— Start of Exercise input —
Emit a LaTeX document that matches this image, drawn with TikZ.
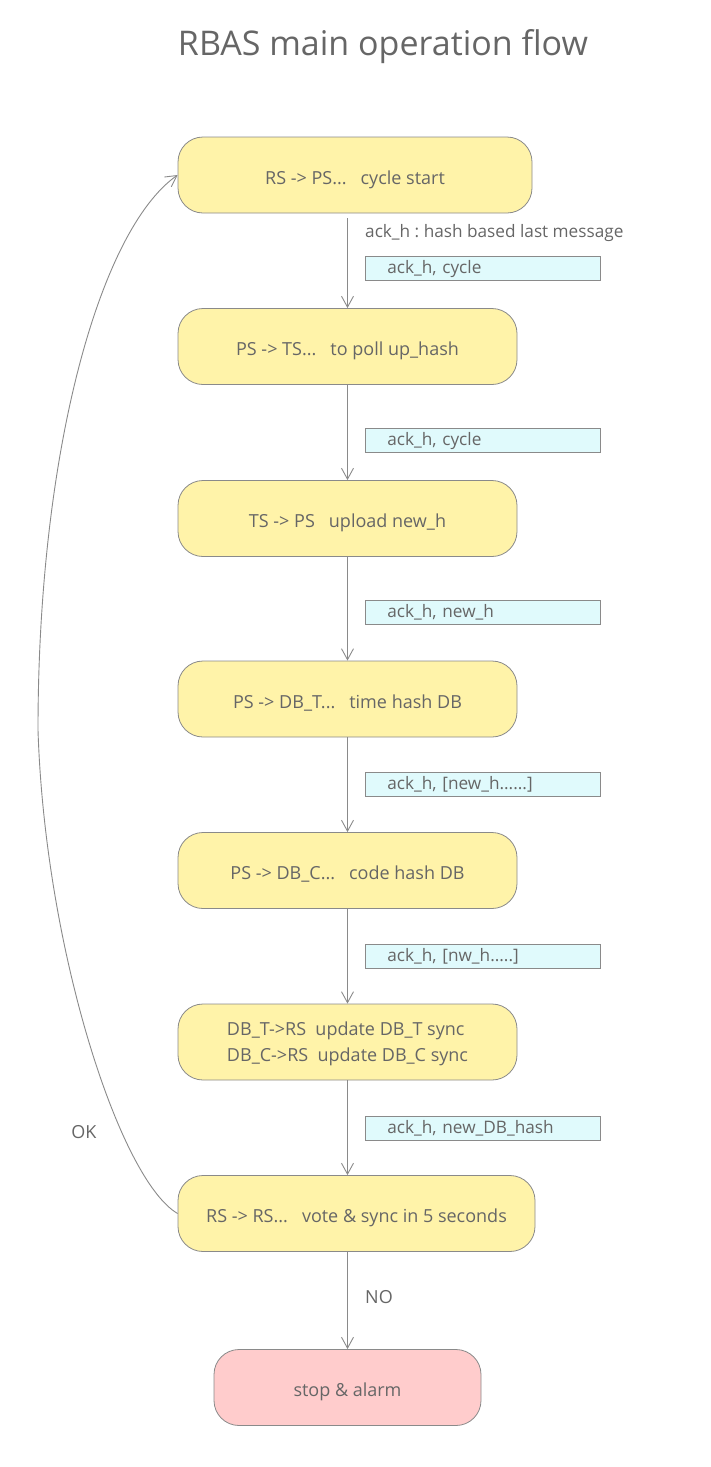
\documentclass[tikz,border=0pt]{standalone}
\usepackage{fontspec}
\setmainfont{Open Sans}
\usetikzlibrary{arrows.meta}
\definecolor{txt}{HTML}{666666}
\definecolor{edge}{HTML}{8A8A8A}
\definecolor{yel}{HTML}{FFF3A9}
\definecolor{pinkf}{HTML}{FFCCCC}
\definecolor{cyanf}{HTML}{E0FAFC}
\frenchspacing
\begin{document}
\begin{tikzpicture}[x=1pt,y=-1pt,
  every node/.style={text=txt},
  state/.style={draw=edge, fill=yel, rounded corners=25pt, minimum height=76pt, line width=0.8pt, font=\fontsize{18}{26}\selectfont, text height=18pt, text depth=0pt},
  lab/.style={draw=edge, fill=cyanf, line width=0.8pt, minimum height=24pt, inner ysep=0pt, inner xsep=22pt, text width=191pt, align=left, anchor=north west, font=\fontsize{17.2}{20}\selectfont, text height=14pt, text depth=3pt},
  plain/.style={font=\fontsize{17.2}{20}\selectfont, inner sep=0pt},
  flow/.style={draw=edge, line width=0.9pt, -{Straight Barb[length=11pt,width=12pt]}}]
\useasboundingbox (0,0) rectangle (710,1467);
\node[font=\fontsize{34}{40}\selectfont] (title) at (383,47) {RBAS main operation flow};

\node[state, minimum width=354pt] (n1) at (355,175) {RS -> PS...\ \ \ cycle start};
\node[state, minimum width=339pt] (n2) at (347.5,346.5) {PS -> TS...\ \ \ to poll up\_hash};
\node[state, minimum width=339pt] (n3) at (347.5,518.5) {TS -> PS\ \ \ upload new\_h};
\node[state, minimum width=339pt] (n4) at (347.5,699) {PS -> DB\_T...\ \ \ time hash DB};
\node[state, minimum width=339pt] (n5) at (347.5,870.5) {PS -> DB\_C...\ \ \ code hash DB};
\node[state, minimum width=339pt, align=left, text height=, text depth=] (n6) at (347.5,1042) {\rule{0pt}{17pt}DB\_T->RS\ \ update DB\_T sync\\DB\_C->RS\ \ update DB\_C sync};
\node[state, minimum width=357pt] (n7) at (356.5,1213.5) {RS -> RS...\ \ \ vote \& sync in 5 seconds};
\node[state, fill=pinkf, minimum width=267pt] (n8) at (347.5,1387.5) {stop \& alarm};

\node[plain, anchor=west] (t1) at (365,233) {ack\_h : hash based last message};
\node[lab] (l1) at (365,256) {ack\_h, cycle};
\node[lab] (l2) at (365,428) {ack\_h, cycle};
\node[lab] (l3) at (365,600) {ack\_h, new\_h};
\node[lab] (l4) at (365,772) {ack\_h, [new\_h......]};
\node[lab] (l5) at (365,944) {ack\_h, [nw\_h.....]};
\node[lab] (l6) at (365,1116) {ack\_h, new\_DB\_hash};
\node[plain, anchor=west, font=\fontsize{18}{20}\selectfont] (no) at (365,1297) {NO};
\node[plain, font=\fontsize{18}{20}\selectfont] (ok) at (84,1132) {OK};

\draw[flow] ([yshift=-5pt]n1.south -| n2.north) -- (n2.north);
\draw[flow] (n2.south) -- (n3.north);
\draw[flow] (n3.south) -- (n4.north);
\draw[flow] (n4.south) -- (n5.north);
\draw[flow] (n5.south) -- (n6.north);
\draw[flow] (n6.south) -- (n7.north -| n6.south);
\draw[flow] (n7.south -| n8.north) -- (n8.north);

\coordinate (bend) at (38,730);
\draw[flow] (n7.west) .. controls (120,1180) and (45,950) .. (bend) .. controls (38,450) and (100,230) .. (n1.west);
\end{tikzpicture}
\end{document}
— End of Exercise input —
— Start of Exercise input —
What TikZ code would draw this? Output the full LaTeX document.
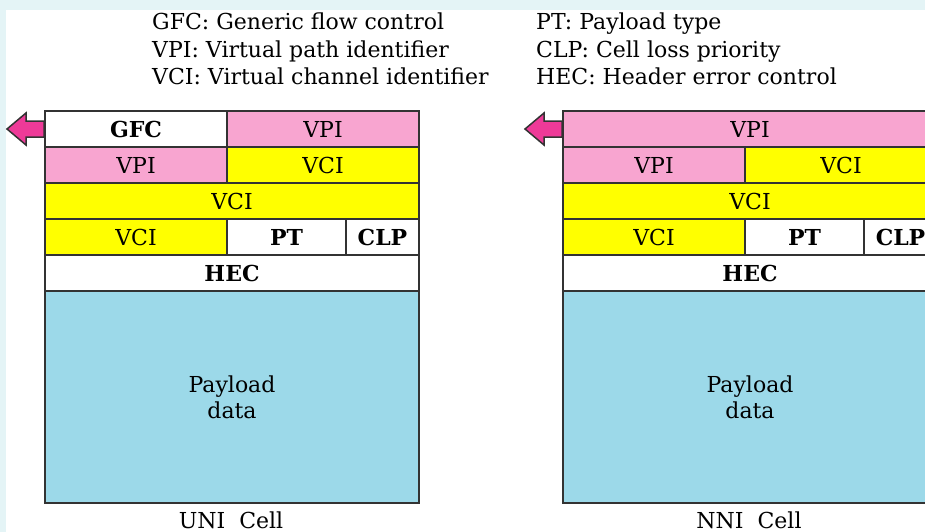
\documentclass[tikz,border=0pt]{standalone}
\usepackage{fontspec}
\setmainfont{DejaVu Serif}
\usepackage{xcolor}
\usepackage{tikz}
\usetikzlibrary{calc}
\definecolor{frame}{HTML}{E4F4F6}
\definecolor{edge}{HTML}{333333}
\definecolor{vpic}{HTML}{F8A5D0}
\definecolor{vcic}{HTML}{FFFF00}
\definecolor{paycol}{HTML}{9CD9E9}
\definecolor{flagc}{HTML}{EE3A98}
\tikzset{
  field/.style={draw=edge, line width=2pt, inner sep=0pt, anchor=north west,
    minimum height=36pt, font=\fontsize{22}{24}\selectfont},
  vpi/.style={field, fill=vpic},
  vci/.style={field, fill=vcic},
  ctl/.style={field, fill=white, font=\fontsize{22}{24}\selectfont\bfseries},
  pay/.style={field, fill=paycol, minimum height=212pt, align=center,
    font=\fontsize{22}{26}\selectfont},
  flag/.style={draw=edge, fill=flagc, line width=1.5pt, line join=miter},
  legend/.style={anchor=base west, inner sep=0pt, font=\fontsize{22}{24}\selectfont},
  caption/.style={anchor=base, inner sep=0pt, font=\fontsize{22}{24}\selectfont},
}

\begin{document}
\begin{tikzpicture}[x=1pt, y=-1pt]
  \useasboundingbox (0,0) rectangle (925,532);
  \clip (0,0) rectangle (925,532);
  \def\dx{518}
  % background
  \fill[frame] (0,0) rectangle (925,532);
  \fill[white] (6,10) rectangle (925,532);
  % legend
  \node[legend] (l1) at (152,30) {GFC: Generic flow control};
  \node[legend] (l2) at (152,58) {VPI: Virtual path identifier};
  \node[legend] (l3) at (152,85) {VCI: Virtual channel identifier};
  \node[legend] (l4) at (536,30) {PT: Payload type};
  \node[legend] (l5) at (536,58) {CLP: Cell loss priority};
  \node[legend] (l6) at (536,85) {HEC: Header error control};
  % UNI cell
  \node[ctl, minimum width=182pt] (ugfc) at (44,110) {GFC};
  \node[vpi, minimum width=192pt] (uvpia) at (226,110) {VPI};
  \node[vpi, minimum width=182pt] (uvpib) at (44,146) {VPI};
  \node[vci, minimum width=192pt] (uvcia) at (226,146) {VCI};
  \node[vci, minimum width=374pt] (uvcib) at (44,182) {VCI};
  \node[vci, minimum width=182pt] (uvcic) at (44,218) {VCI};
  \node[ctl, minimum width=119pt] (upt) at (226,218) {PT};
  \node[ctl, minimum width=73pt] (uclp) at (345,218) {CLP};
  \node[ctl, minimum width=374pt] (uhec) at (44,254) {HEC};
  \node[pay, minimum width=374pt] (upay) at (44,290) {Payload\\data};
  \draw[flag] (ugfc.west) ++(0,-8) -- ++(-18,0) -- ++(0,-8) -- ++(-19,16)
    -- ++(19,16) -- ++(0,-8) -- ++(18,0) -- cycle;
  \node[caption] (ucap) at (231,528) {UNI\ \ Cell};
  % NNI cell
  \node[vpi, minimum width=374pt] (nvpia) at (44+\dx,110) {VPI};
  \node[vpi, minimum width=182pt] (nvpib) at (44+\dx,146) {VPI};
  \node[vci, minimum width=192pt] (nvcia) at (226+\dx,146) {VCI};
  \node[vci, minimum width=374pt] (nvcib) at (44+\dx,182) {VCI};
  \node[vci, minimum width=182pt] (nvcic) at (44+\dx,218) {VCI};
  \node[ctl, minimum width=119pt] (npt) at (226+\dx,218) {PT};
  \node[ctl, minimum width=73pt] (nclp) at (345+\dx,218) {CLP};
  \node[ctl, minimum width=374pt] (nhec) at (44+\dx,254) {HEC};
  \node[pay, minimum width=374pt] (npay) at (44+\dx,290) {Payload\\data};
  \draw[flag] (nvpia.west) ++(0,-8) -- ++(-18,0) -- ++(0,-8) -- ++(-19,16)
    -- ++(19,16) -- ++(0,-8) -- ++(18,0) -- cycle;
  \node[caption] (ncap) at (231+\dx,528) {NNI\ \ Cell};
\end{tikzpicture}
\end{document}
— End of Exercise input —
### Written request
Above are some records; extract exactly the lines from the one containing "Emit a LaTeX" through the one containing "(title) at (383,47)" and drop the pictures.

### Result
Emit a LaTeX document that matches this image, drawn with TikZ.
\documentclass[tikz,border=0pt]{standalone}
\usepackage{fontspec}
\setmainfont{Open Sans}
\usetikzlibrary{arrows.meta}
\definecolor{txt}{HTML}{666666}
\definecolor{edge}{HTML}{8A8A8A}
\definecolor{yel}{HTML}{FFF3A9}
\definecolor{pinkf}{HTML}{FFCCCC}
\definecolor{cyanf}{HTML}{E0FAFC}
\frenchspacing
\begin{document}
\begin{tikzpicture}[x=1pt,y=-1pt,
  every node/.style={text=txt},
  state/.style={draw=edge, fill=yel, rounded corners=25pt, minimum height=76pt, line width=0.8pt, font=\fontsize{18}{26}\selectfont, text height=18pt, text depth=0pt},
  lab/.style={draw=edge, fill=cyanf, line width=0.8pt, minimum height=24pt, inner ysep=0pt, inner xsep=22pt, text width=191pt, align=left, anchor=north west, font=\fontsize{17.2}{20}\selectfont, text height=14pt, text depth=3pt},
  plain/.style={font=\fontsize{17.2}{20}\selectfont, inner sep=0pt},
  flow/.style={draw=edge, line width=0.9pt, -{Straight Barb[length=11pt,width=12pt]}}]
\useasboundingbox (0,0) rectangle (710,1467);
\node[font=\fontsize{34}{40}\selectfont] (title) at (383,47) {RBAS main operation flow};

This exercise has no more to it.